In the past week NYC has been rocked by a few incidents of hideous violent attacks against gays and transgender residents. There have been shootings assaults outside gay bars and a brutal killing of Mark Carson in another shooting in the Village.
Michelangelo Signorile, who also points out the unending violence against transgender residents that goes under-reported in the media:
It’s sickening and enraging. And perhaps the shock I’m seeing expressed about it, particularly among younger LGBT people, underscores that many of us have been living with a false sense of security, intoxicated by the wins on marriage equality in the states and in the federal courts. It’s way too easy to grow complacent, fed by the desire to have the fight done with as well as by the seductive message of some in the media who’ve simplistically declared victory for the LGBT rights movement.Putting LGBT equality on the books does not equal universal cultural acceptance.

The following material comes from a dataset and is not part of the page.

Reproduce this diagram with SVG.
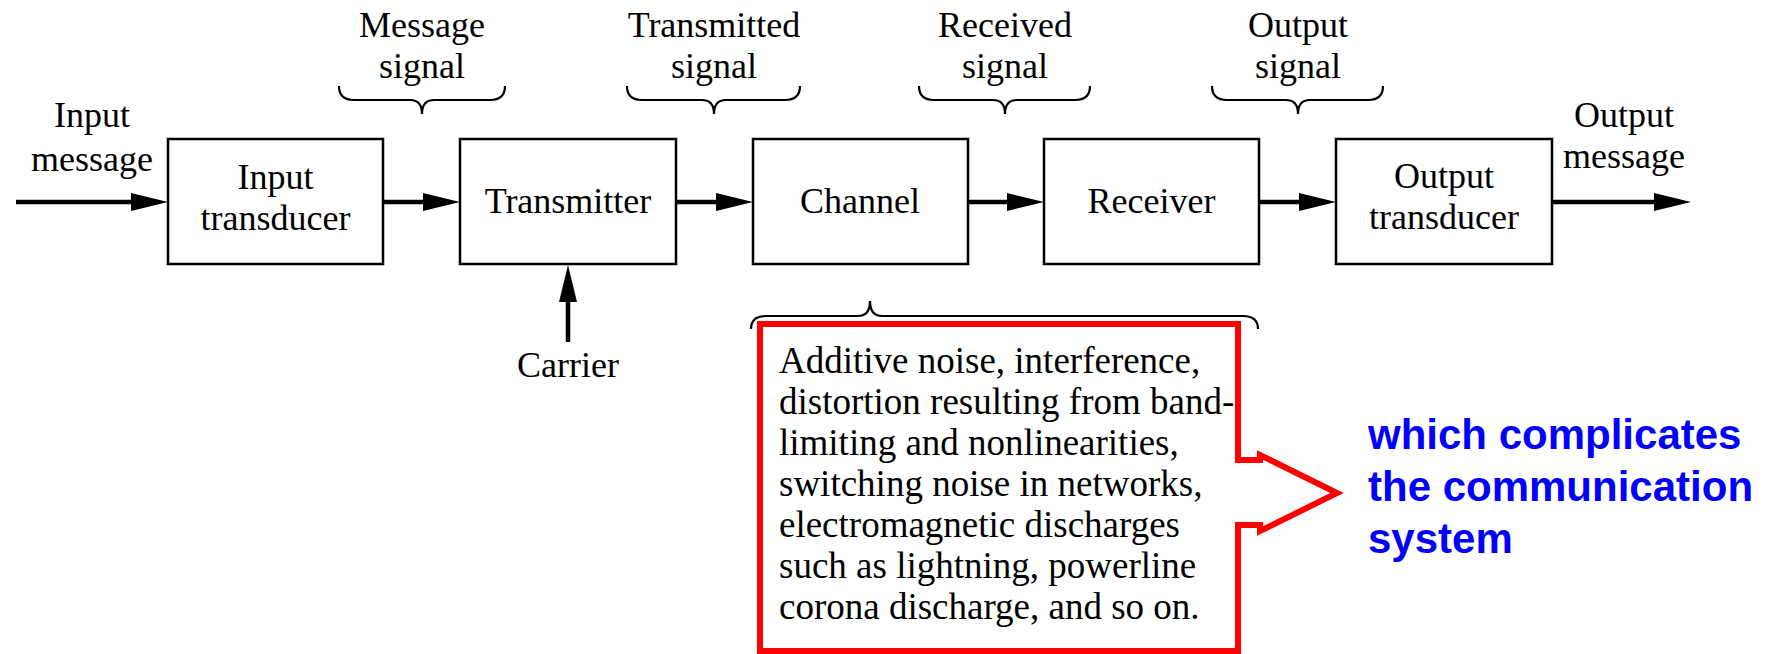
<svg xmlns="http://www.w3.org/2000/svg" width="1774" height="654" viewBox="0 0 1774 654">
<style>
.box{fill:#fff;stroke:#000;stroke-width:2.5}
.t{font-family:"Liberation Serif","Times New Roman",serif;font-size:36px;fill:#000;text-anchor:middle}
.tl{font-family:"Liberation Serif","Times New Roman",serif;font-size:37px;fill:#000}
.brace{fill:none;stroke:#000;stroke-width:2.2}
.conn{stroke:#000;stroke-width:4.5;fill:none}
.blue{font-family:"Liberation Sans",Arial,sans-serif;font-weight:bold;font-size:42px;fill:#0000ff}
</style>
<defs>
<marker id="ah" viewBox="0 0 37 18" refX="7" refY="9" markerWidth="37" markerHeight="18" markerUnits="userSpaceOnUse" orient="auto">
<path d="M0,0 L37,9 L0,18 Z" fill="#000"/>
</marker>
</defs>
<rect width="1774" height="654" fill="#fff"/>

<g id="connectors">
<line class="conn" x1="16" y1="202" x2="138" y2="202" marker-end="url(#ah)"/>
<line class="conn" x1="383" y1="202" x2="430" y2="202" marker-end="url(#ah)"/>
<line class="conn" x1="676" y1="202" x2="723" y2="202" marker-end="url(#ah)"/>
<line class="conn" x1="968" y1="202" x2="1014" y2="202" marker-end="url(#ah)"/>
<line class="conn" x1="1259" y1="202" x2="1306" y2="202" marker-end="url(#ah)"/>
<line class="conn" x1="1552" y1="202" x2="1661" y2="202" marker-end="url(#ah)"/>
<line class="conn" x1="568" y1="342" x2="568" y2="295" marker-end="url(#ah)"/>
</g>

<g id="input-message">
<text class="t" x="92" y="127">Input</text>
<text class="t" x="92" y="171">message</text>
</g>
<g id="input-transducer">
<rect class="box" x="168" y="139" width="215" height="125"/>
<text class="t" x="275.5" y="189">Input</text>
<text class="t" x="275.5" y="230">transducer</text>
</g>
<g id="transmitter">
<rect class="box" x="460" y="139" width="216" height="125"/>
<text class="t" x="568" y="213">Transmitter</text>
</g>
<g id="channel">
<rect class="box" x="753" y="139" width="215" height="125"/>
<text class="t" x="860" y="213">Channel</text>
</g>
<g id="receiver">
<rect class="box" x="1044" y="139" width="215" height="125"/>
<text class="t" x="1151.5" y="213">Receiver</text>
</g>
<g id="output-transducer">
<rect class="box" x="1336" y="139" width="216" height="125"/>
<text class="t" x="1444" y="188">Output</text>
<text class="t" x="1444" y="229">transducer</text>
</g>
<g id="output-message">
<text class="t" x="1624" y="127">Output</text>
<text class="t" x="1624" y="168">message</text>
</g>
<g id="carrier">
<text class="t" x="568" y="377">Carrier</text>
</g>

<g id="message-signal">
<text class="t" x="422" y="37">Message</text>
<text class="t" x="422" y="78">signal</text>
<path class="brace" d="M339,86 Q339,100 354,100 L410,100 Q422,100 422,114 Q422,100 434,100 L490,100 Q505,100 505,86"/>
</g>
<g id="transmitted-signal">
<text class="t" x="714" y="37">Transmitted</text>
<text class="t" x="714" y="78">signal</text>
<path class="brace" d="M627,86 Q627,100 642,100 L702,100 Q714,100 714,114 Q714,100 726,100 L785,100 Q800,100 800,86"/>
</g>
<g id="received-signal">
<text class="t" x="1005" y="37">Received</text>
<text class="t" x="1005" y="78">signal</text>
<path class="brace" d="M919,86 Q919,100 934,100 L993,100 Q1005,100 1005,114 Q1005,100 1017,100 L1075,100 Q1090,100 1090,86"/>
</g>
<g id="output-signal">
<text class="t" x="1298" y="37">Output</text>
<text class="t" x="1298" y="78">signal</text>
<path class="brace" d="M1212,86 Q1212,100 1227,100 L1286,100 Q1298,100 1298,114 Q1298,100 1310,100 L1368,100 Q1383,100 1383,86"/>
</g>

<g id="noise-brace">
<path class="brace" d="M751,329 Q751,316 766,316 L858,316 Q870,316 870,301 Q870,316 882,316 L1243,316 Q1258,316 1258,329"/>
</g>

<g id="noise-callout">
<path d="M1238,324 L760,324 L760,651 L1238,651 L1238,525 L1260,525 L1260,531 L1337,493 L1260,455 L1260,460 L1238,460 Z" fill="none" stroke="#ff0000" stroke-width="6" stroke-linejoin="miter"/>
<text class="tl" x="779" y="373">Additive noise, interference,</text>
<text class="tl" x="779" y="414">distortion resulting from band-</text>
<text class="tl" x="779" y="455">limiting and nonlinearities,</text>
<text class="tl" x="779" y="496">switching noise in networks,</text>
<text class="tl" x="779" y="537">electromagnetic discharges</text>
<text class="tl" x="779" y="578">such as lightning, powerline</text>
<text class="tl" x="779" y="619">corona discharge, and so on.</text>
</g>

<g id="complication-note">
<text class="blue" x="1368" y="449">which complicates</text>
<text class="blue" x="1368" y="501">the communication</text>
<text class="blue" x="1368" y="553">system</text>
</g>
</svg>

That anger from our ignorant opponents has to be channeled somewhere, and if they have no legal recourse, then look out. After all, it’s been decades since the desegregation in the schools, the Voting Rights Act and other means to bring full legal equality for minorities to the fore, and it’s pretty clear that racism has not been extinguished. In fact, the election of Barack Obama has so unhinged some Americans that they easily succumb to grotesque racist rants and behaviors that I think would otherwise have remained under the surface.
Victory is very far off, however, if we can’t walk the streets of even the most LGBT-friendly cities holding hands or expressing ourselves without fear of being taunted and violently assaulted. And for hundreds of thousands living in less tolerant places all across the country, openness has never been a reality. Until it is, we’re nowhere near victory.
It shouldn’t come as a surprise then that in New York City, in a state that passed marriage equality in 2011, hate crimes against LGBT people so far in 2013 are almost double what were at this point in 2012. And 2012 itself was a notable year nationally, with outbreak of anti-LGBT violence in some of the country’s most gay-friendly cities, like New York, Washington, Los Angeles, Dallas and Atlanta. 2011 saw the highest number of anti-LGBT murders ever reported, with transgender people the hardest-hit victims. At least 13 transgender Americans were reported to have been murdered in 2012 alone.
So much for the claim by the Pinkwashing and Homonationalism crowd that LGBT people in the US have it so good that we should be spending our time boycotting Israel, instead of continuing to work for equality and against violence in this country.